- WHAT THE TASK ASKS
Skip the pictures. Set down, word for word, the lines from the start of the material up to and including the line with "const idealLine = [[-68, 0], [10, 2.65]];".
○ ○ ○ ○
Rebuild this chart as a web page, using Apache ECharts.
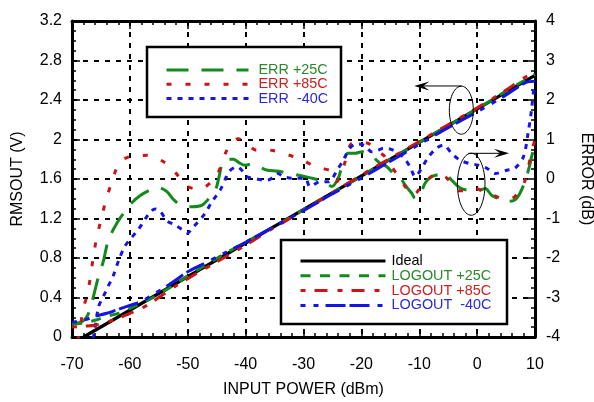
<!DOCTYPE html>
<html>
<head>
<meta charset="utf-8">
<script src="https://cdn.jsdelivr.net/npm/echarts/dist/echarts.min.js"></script>
<style>
html,body{margin:0;padding:0;background:#fff;}
#c{width:594px;height:402px;}
</style>
</head>
<body>
<div id="c"></div>
<script>
// ---- data (x = input power dBm) ----
const xTicks = [-70, -60, -50, -40, -30, -20, -10, 0, 10];
const vTicks = [0, 0.4, 0.8, 1.2, 1.6, 2, 2.4, 2.8, 3.2];
const errTicks = [-4, -3, -2, -1, 0, 1, 2, 3, 4];

const idealLine = [[-68, 0], [10, 2.65]];

const logout25 = [[-70,0.13],[-68,0.14],[-66,0.17],[-64,0.21],[-62,0.24],[-60,0.29],[-58,0.34],[-56,0.4],[-54,0.47],[-52,0.54],[-50,0.62],[-48,0.69],[-46,0.76],[-44,0.83],[-40,0.96],[-35,1.12],[-30,1.29],[-25,1.46],[-20,1.63],[-15,1.8],[-10,1.97],[-5,2.14],[0,2.31],[5,2.49],[10,2.66]];
const logout85 = [[-70,0.1],[-68,0.11],[-66,0.12],[-64,0.15],[-62,0.19],[-60,0.24],[-58,0.29],[-56,0.36],[-54,0.44],[-52,0.52],[-50,0.59],[-48,0.66],[-45,0.76],[-40,0.93],[-35,1.11],[-30,1.28],[-25,1.46],[-20,1.64],[-15,1.81],[-10,1.98],[-5,2.15],[0,2.32],[5,2.5],[8,2.62],[10,2.68]];
const logoutM40 = [[-70,0.15],[-68,0.17],[-66,0.21],[-64,0.24],[-62,0.28],[-60,0.32],[-58,0.36],[-56,0.43],[-54,0.5],[-52,0.58],[-50,0.66],[-48,0.72],[-46,0.78],[-44,0.84],[-40,0.96],[-35,1.12],[-30,1.28],[-25,1.45],[-20,1.61],[-15,1.78],[-10,1.95],[-5,2.12],[0,2.28],[5,2.45],[7,2.53],[8.5,2.58],[10,2.59]];

const err25 = [[-70,-3.65],[-68.5,-3.63],[-67.5,-3.5],[-66.8,-3.27],[-66.3,-2.98],[-65.5,-2.51],[-64.6,-2.09],[-63.7,-1.54],[-62.1,-1.08],[-61,-0.85],[-59.8,-0.62],[-58.2,-0.42],[-56.5,-0.28],[-55,-0.22],[-53.6,-0.32],[-52.4,-0.53],[-51,-0.68],[-49.2,-0.7],[-47.5,-0.66],[-46.1,-0.45],[-45.2,-0.28],[-44.6,0.05],[-44,0.42],[-43.2,0.5],[-42.1,0.5],[-41,0.4],[-40.1,0.35],[-38.7,0.38],[-37.5,0.3],[-36.4,0.23],[-34.5,0.2],[-32.3,0.14],[-31,0.1],[-29.7,0.06],[-28,0.0],[-26.3,-0.07],[-25.1,-0.19],[-24,0.02],[-23.2,0.4],[-22.3,0.65],[-21.1,0.65],[-19.9,0.69],[-18.5,0.62],[-16.8,0.4],[-15.6,0.31],[-14.2,0.1],[-13.3,0.02],[-12.2,-0.2],[-11.3,-0.36],[-10.7,-0.49],[-9.9,-0.41],[-9,-0.11],[-8,0.05],[-7,0.1],[-5.6,0.14],[-4.4,-0.03],[-3,-0.22],[-1.5,-0.28],[0.5,-0.28],[1.4,-0.24],[2.5,-0.41],[3.8,-0.5],[5.1,-0.57],[6.5,-0.53],[7.4,-0.36],[8.3,-0.05],[9,0.3],[9.4,0.56],[10,0.9]];
const err85 = [[-69,-4.1],[-68,-3.25],[-67.4,-2.95],[-66.8,-2.47],[-66.4,-2.05],[-65.8,-1.53],[-65,-1.04],[-64.2,-0.57],[-63.2,-0.11],[-61.8,0.42],[-60.2,0.56],[-58.6,0.59],[-57,0.6],[-55.3,0.52],[-54,0.42],[-52.9,0.3],[-51.5,0.05],[-50.1,-0.18],[-48.5,-0.25],[-47.1,-0.21],[-45.8,-0.05],[-44.8,0.14],[-43.5,0.65],[-42.3,0.95],[-41.3,1.02],[-40,0.9],[-38.1,0.73],[-36.5,0.74],[-35.3,0.72],[-33.5,0.65],[-31.8,0.57],[-30,0.47],[-28.5,0.35],[-26.8,0.27],[-25.1,0.19],[-24.3,-0.07],[-23,0.35],[-21.7,0.9],[-20,0.93],[-18.8,0.9],[-17.5,0.75],[-15.9,0.56],[-14.7,0.3],[-13.6,0.06],[-12.4,-0.2],[-11.3,-0.41],[-10.5,-0.35],[-9.6,-0.18],[-8,0.05],[-6.4,0.14],[-5.4,0.05],[-4.4,-0.11],[-3.2,-0.3],[-1.5,-0.3],[-0.4,-0.24],[1,-0.3],[2.8,-0.41],[4.5,-0.5],[6,-0.49],[7,-0.36],[8.3,-0.03],[9.4,0.69],[10,1.0]];
const errM40 = [[-67,-4.3],[-66.3,-4.0],[-65.4,-3.23],[-64.6,-2.98],[-63.8,-2.73],[-62.9,-2.46],[-61.9,-2.05],[-60.9,-1.71],[-59.8,-1.5],[-58.5,-1.27],[-57.3,-1.0],[-56.3,-0.81],[-55.6,-0.76],[-54.7,-0.83],[-53.6,-1.06],[-52.2,-1.16],[-51,-1.28],[-50.1,-1.37],[-49,-1.21],[-47.2,-0.91],[-45.8,-0.57],[-44.4,-0.28],[-43.5,0.0],[-42.8,0.2],[-41.5,0.31],[-40.5,0.2],[-39.8,0.06],[-38,0.0],[-36.9,-0.03],[-35.8,-0.01],[-34.4,0.14],[-33.5,0.06],[-32,0.02],[-29.7,0.02],[-28.9,-0.19],[-27.2,-0.07],[-25.7,-0.07],[-24,0.27],[-23.1,0.48],[-22,0.78],[-20.8,0.89],[-19.5,0.85],[-18.2,0.69],[-17.1,0.73],[-16.2,0.78],[-14.5,0.73],[-12.8,0.56],[-11.6,0.31],[-10.7,0.06],[-9.6,0.27],[-8.4,0.56],[-7,0.78],[-5.8,0.86],[-4.4,0.65],[-3,0.48],[-1.5,0.4],[0.2,0.35],[1.7,0.27],[3.1,0.14],[5.1,0.22],[6.5,0.27],[8,0.56],[8.8,1.16],[9.4,1.75],[9.7,2.17],[10,2.4]];

// annotation anchors (data coordinates: dBm, V)
const ellipseTopCenter = [-2.73, 2.297];
const arrowLeft = [[-2.66, 2.542], [-10.86, 2.542]];
const ellipseBottomCenter = [-1.02, 1.547];
const arrowRight = [[-1.53, 1.86], [5.51, 1.86]];

// ---- styles ----
const GREEN = '#138a1c', RED = '#cc1414', BLUE = '#1414e6';
const GREEN_T = '#2a8a2a', RED_T = '#cc2222', BLUE_T = '#2a2ae0';
const FONT = '"Liberation Sans", Arial, Helvetica, sans-serif';

const chart = echarts.init(document.getElementById('c'));

const axisCommon = {
  axisLine: { show: true, onZero: false, lineStyle: { color: '#000', width: 3 } },
  axisTick: { show: true, inside: true, length: 8, lineStyle: { color: '#000', width: 1.5 } },
  minorTick: { show: true, length: 4, lineStyle: { color: '#000', width: 1.5 } },
  axisLabel: { color: '#000', fontSize: 16, fontFamily: FONT },
  nameTextStyle: { color: '#000', fontSize: 16, fontFamily: FONT }
};
const gridDash = { show: true, lineStyle: { color: '#000', width: 2, type: [5, 6] } };

function lineSeries(name, data, yIdx, color, width, dash, z) {
  return {
    name, type: 'line', data, xAxisIndex: 0, yAxisIndex: yIdx,
    showSymbol: false, symbol: 'none', smooth: 0.3, z,
    lineStyle: { color, width, type: dash },
    itemStyle: { color }
  };
}
const hiddenSymbol = { color: 'transparent', borderColor: 'transparent', borderWidth: 0, opacity: 0 };

const option = {
  animation: false,
  backgroundColor: '#fff',
  grid: { left: 72, right: 59, top: 21, bottom: 65, containLabel: false, outerBoundsMode: 'none' },
  xAxis: [
    Object.assign({}, axisCommon, {
      type: 'value', position: 'bottom', min: xTicks[0], max: xTicks[xTicks.length - 1], interval: 10,
      minorTick: Object.assign({}, axisCommon.minorTick, { splitNumber: 5 }),
      axisLabel: Object.assign({}, axisCommon.axisLabel, { margin: 20 }),
      splitLine: gridDash,
      name: 'INPUT POWER (dBm)', nameLocation: 'middle', nameGap: 45
    }),
    Object.assign({}, axisCommon, {
      type: 'value', position: 'top', min: xTicks[0], max: xTicks[xTicks.length - 1], interval: 10,
      minorTick: Object.assign({}, axisCommon.minorTick, { splitNumber: 5 }),
      axisLabel: { show: false }, splitLine: { show: false }
    })
  ],
  yAxis: [
    Object.assign({}, axisCommon, {
      type: 'value', position: 'left', min: vTicks[0], max: vTicks[vTicks.length - 1], interval: 0.4,
      minorTick: Object.assign({}, axisCommon.minorTick, { splitNumber: 4 }),
      axisLabel: Object.assign({}, axisCommon.axisLabel, { margin: 10 }),
      splitLine: gridDash,
      name: 'RMSOUT (V)', nameLocation: 'middle', nameGap: 46, nameRotate: 90
    }),
    Object.assign({}, axisCommon, {
      type: 'value', position: 'right', min: errTicks[0], max: errTicks[errTicks.length - 1], interval: 1,
      minorTick: Object.assign({}, axisCommon.minorTick, { splitNumber: 4 }),
      axisLabel: Object.assign({}, axisCommon.axisLabel, { margin: 11 }),
      splitLine: { show: false },
      name: 'ERROR (dB)', nameLocation: 'middle', nameGap: 43, nameRotate: -90
    })
  ],
  legend: [
    {
      z: 200,
      left: 147, top: 47, orient: 'vertical', selectedMode: false,
      itemWidth: 82, itemHeight: 14, itemGap: 0.3, padding: [16, 0, 0, 18],
      textStyle: { fontSize: 14.4, fontFamily: FONT, padding: [0, 0, 0, 5] },
      lineStyle: { width: 3 },
      itemStyle: hiddenSymbol,
      data: [
        { name: 'ERR +25C', textStyle: { color: GREEN_T } },
        { name: 'ERR +85C', textStyle: { color: RED_T } },
        { name: 'ERR  -40C', textStyle: { color: BLUE_T } }
      ]
    },
    {
      z: 200,
      left: 281, top: 240, orient: 'vertical', selectedMode: false,
      itemWidth: 85, itemHeight: 14, itemGap: 0.8, padding: [14, 0, 0, 18],
      textStyle: { fontSize: 14.4, fontFamily: FONT, padding: [0, 0, 0, 1] },
      lineStyle: { width: 3 },
      itemStyle: hiddenSymbol,
      data: [
        { name: 'Ideal', textStyle: { color: '#000' } },
        { name: 'LOGOUT +25C', textStyle: { color: GREEN_T } },
        { name: 'LOGOUT +85C', textStyle: { color: RED_T } },
        { name: 'LOGOUT  -40C', textStyle: { color: BLUE_T } }
      ]
    }
  ],
  series: [
    lineSeries('ERR +25C', err25, 1, GREEN, 3, [22, 13], 3),
    lineSeries('ERR +85C', err85, 1, RED, 3, [5, 14], 3),
    lineSeries('ERR  -40C', errM40, 1, BLUE, 3, [5, 6], 3),
    Object.assign(lineSeries('Ideal', idealLine, 0, '#000', 3.2, 'solid', 4), { smooth: false }),
    lineSeries('LOGOUT +25C', logout25, 0, GREEN, 3, [10, 9.5], 5),
    lineSeries('LOGOUT +85C', logout85, 0, RED, 3, [5, 9, 13, 10], 5),
    lineSeries('LOGOUT  -40C', logoutM40, 0, BLUE, 3, [5, 8, 5, 7, 20, 4, 20, 8], 5)
  ]
};
chart.setOption(option);

// legend boxes + annotations
function px(p) { return chart.convertToPixel({ xAxisIndex: 0, yAxisIndex: 0 }, p); }
function arrow(a, b) {
  const p0 = px(a), p1 = px(b);
  const dir = p1[0] > p0[0] ? 1 : -1;
  const hl = 15, hw = 4.5;
  return [
    { type: 'line', shape: { x1: p0[0], y1: p0[1], x2: p1[0] - dir * hl * 0.6, y2: p1[1] },
      style: { stroke: '#000', lineWidth: 1 }, z: 100 },
    { type: 'polygon', shape: { points: [[p1[0], p1[1]], [p1[0] - dir * hl, p1[1] - hw], [p1[0] - dir * hl * 0.6, p1[1]], [p1[0] - dir * hl, p1[1] + hw]] },
      style: { fill: '#000' }, z: 100 }
  ];
}
const e1 = px(ellipseTopCenter), e2 = px(ellipseBottomCenter);
const graphics = [
  { type: 'rect', shape: { x: 147, y: 47, width: 194, height: 70 },
    style: { fill: '#fff', stroke: '#000', lineWidth: 2.5 }, z: 50 },
  { type: 'rect', shape: { x: 281, y: 240, width: 226, height: 84 },
    style: { fill: '#fff', stroke: '#000', lineWidth: 2.5 }, z: 50 },
  { type: 'ellipse', shape: { cx: e1[0], cy: e1[1], rx: 12, ry: 24 },
    style: { fill: 'none', stroke: '#000', lineWidth: 1 }, z: 100 },
  { type: 'ellipse', shape: { cx: e2[0], cy: e2[1], rx: 13.8, ry: 31 },
    style: { fill: 'none', stroke: '#000', lineWidth: 1 }, z: 100 }
].concat(arrow(arrowLeft[0], arrowLeft[1]), arrow(arrowRight[0], arrowRight[1]));
chart.setOption({ graphic: graphics });
</script>
</body>
</html>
○ ○ ○ ○
- TASK ANSWER
Rebuild this chart as a web page, using Apache ECharts.
<!DOCTYPE html>
<html>
<head>
<meta charset="utf-8">
<script src="https://cdn.jsdelivr.net/npm/echarts/dist/echarts.min.js"></script>
<style>
html,body{margin:0;padding:0;background:#fff;}
#c{width:594px;height:402px;}
</style>
</head>
<body>
<div id="c"></div>
<script>
// ---- data (x = input power dBm) ----
const xTicks = [-70, -60, -50, -40, -30, -20, -10, 0, 10];
const vTicks = [0, 0.4, 0.8, 1.2, 1.6, 2, 2.4, 2.8, 3.2];
const errTicks = [-4, -3, -2, -1, 0, 1, 2, 3, 4];

const idealLine = [[-68, 0], [10, 2.65]];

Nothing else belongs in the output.